Snow — just another spring ephemeral



A note: I wrote this for the March 8, 2004, edition of the late Minneapolis Observer, a short-lived newspaper that my husband and I used to publish. It's topicality is apropos this spring, while at the same time revealing how unusual it is even here in Minnesota to get this much snow this late in the season. Still, it's a reminder: it's all ephemeral, nonetheless. —Sharon

On Thursday, my friend Sandra was positively gleeful at the prospect of 6 inches or more of snow. She is an avid winter athlete and once cross-country skied on Theodore Wirth golf course after a particularly late April snowfall, much to the chagrin of the groundskeepers.

By March, my attitude toward winter is one of indifference. After 47 winters, I am no longer impatient for spring to begin—I know it will come soon enough. And I am no longer dismayed by late-season snowfalls, even after a long thaw has dangled the promise of an early spring only to snatch it away again. I know it won’t last.

I think of this snow as the first of the spring ephemerals. In gardening, we usually think of ephemerals as those early bloomers that disappear, leaves and all, once summer is underway: the bulbs we plant in fall; the woodland wildflowers that bloom before the trees leaf out, then retreat under the ground again.

But snow is one of these too. Consider how profoundly it transforms the landscape in winter—the mounds that turn our sidewalks into valleys, the mountains in the corners of parking lots, the bright white clingy coat that forces the arborvitae to bow down in homage to the forces of nature, the snow “flowers” on mugho pines. And then it all melts away. Vanishes. A re-creation of the great ice age, in mere months, and then nothing. I know I’m odd, but the whole transformation from winter’s snow-sculpted landscape to flat, muddy early spring—even before the greening of spring at its peak—fascinates me.
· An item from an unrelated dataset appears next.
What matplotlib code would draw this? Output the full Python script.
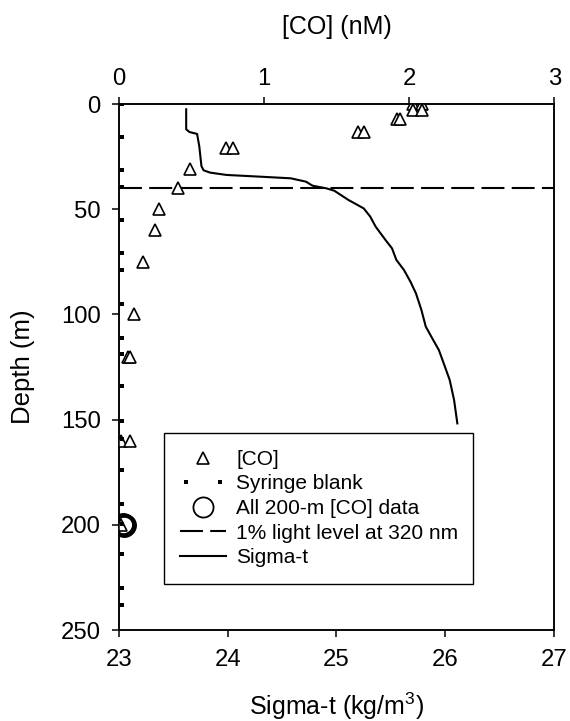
import matplotlib
matplotlib.use("Agg")
import matplotlib.pyplot as plt
from matplotlib.legend_handler import HandlerLine2D

plt.rcParams['font.family'] = ['Liberation Sans', 'DejaVu Sans']
plt.rcParams['mathtext.fontset'] = 'custom'
plt.rcParams['mathtext.rm'] = 'Liberation Sans'
plt.rcParams['mathtext.it'] = 'Liberation Sans'
plt.rcParams['mathtext.default'] = 'regular'

# [CO] profile (nM vs depth m)
co_depth = [0, 0, 3, 3, 7, 7, 13.5, 13.5, 21, 21, 31, 40, 50, 60, 75, 100, 120, 120, 160, 160, 200]
co_conc = [2.03, 2.09, 2.03, 2.09, 1.92, 1.94, 1.65, 1.69, 0.74, 0.79, 0.49, 0.41, 0.28, 0.25,
           0.165, 0.105, 0.065, 0.075, 0.018, 0.076, 0.018]

# syringe blanks
blank_depth = [0, 15.5, 31.5, 39.5, 55, 71, 79, 95, 111, 119, 134, 150.5, 159, 174, 190,
               199.5, 214, 230, 238]
blank_conc = [0.025] * len(blank_depth)

# 200 m samples
deep_depth = [199.5, 200, 200.5, 200]
deep_conc = [0.028, 0.033, 0.038, 0.043]

# sigma-t profile
sig_depth = [2.5, 12, 13.3, 14.2, 20, 29.5, 31.5, 32.6, 33.7, 34.5, 35.3, 36.9, 38.8, 40.1,
             41.2, 45.6, 49.6, 53.5, 58.3, 64.6, 68.6, 74.1, 78.9, 84.5, 90, 97.9, 105.8,
             111.4, 116.9, 124, 131.2, 140.7, 151.8]
sig_t = [23.62, 23.62, 23.65, 23.72, 23.74, 23.76, 23.78, 23.84, 23.99, 24.29, 24.58, 24.72,
         24.78, 24.91, 24.98, 25.11, 25.25, 25.31, 25.36, 25.45, 25.51, 25.55, 25.62, 25.68,
         25.73, 25.78, 25.82, 25.88, 25.94, 25.99, 26.04, 26.08, 26.11]

light_depth = 40

fig = plt.figure(figsize=(5.7, 7.21), dpi=100)
ax = fig.add_axes([0.2082, 0.1262, 0.7642, 0.7295])
ax2 = ax.twiny()

sig_line, = ax.plot(sig_t, sig_depth, color='black', lw=1.5)
dash_line = ax.axhline(light_depth, color='black', lw=1.5, dashes=(11, 3.5))

co_pts, = ax2.plot(co_conc, co_depth, ls='none', marker='^', ms=9, mfc='white',
                   mec='black', mew=1.2)
blank_pts, = ax2.plot(blank_conc, blank_depth, ls='none', marker='s', ms=2.2,
                      mfc='black', mec='black', mew=0)
deep_pts, = ax2.plot(deep_conc, deep_depth, ls='none', marker='o', ms=14.5, mfc='none',
                     mec='black', mew=2.0)

ax.set_xlim(23, 27)
ax.set_xticks([23, 24, 25, 26, 27])
ax2.set_xlim(0, 3)
ax2.set_xticks([0, 1, 2, 3])
ax.set_ylim(250, 0)
ax.set_yticks([0, 50, 100, 150, 200, 250])

for a in (ax, ax2):
    for s in a.spines.values():
        s.set_linewidth(1.1)
ax.tick_params(axis='both', which='both', direction='out', length=5, width=1.1,
               labelsize=17.2, right=False)
ax.tick_params(axis='x', pad=9)
ax.tick_params(axis='y', pad=8)
ax2.tick_params(axis='x', direction='out', length=5, width=1.1, labelsize=17.2, pad=5)

ax.set_xlabel('Sigma-t (kg/m$^3$)', fontsize=18)
ax.xaxis.set_label_coords(0.5, -0.145)
ax.xaxis.label.set_va('center')
ax.set_ylabel('Depth (m)', fontsize=18.5)
ax.yaxis.set_label_coords(-0.2197, 0.5)
ax.yaxis.label.set_va('center')
ax2.set_xlabel('[CO] (nM)', fontsize=18)
ax2.xaxis.set_label_coords(0.5, 1.1464)
ax2.xaxis.label.set_va('center')

leg = ax2.legend([co_pts, blank_pts, deep_pts, dash_line, sig_line],
                 ['[CO]', 'Syringe blank', 'All 200-m [CO] data',
                  '1% light level at 320 nm', 'Sigma-t'],
                 handler_map={blank_pts: HandlerLine2D(numpoints=2)},
                 loc='lower left', bbox_to_anchor=(0.103, 0.0875, 0.711, 0.2865),
                 mode='expand', borderaxespad=0, fontsize=15, numpoints=1,
                 handlelength=2.2, handletextpad=0.5, labelspacing=0.27,
                 borderpad=0.8, fancybox=False, framealpha=1, edgecolor='black')
leg.get_frame().set_linewidth(1.0)
leg.legend_handles[2].set_markeredgewidth(1.3)

fig.savefig('out.png', dpi=100)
Every year.

So as I went about my business on Friday while clumps of wet snow dropped heavily from the trees as frequently as the big sticky flakes fell from the sky, I was glad I didn’t have to look at the dirty grey-black patches of ice that had been everywhere and will be exposed again soon. We can put off cleaning the yard a little longer. I just discovered one of my boots has a leak but my wet foot doesn’t make me miserable because I’m distracted by the unfolding drama. I look around and marvel at a fleeting winter wonderland that soon will be no more.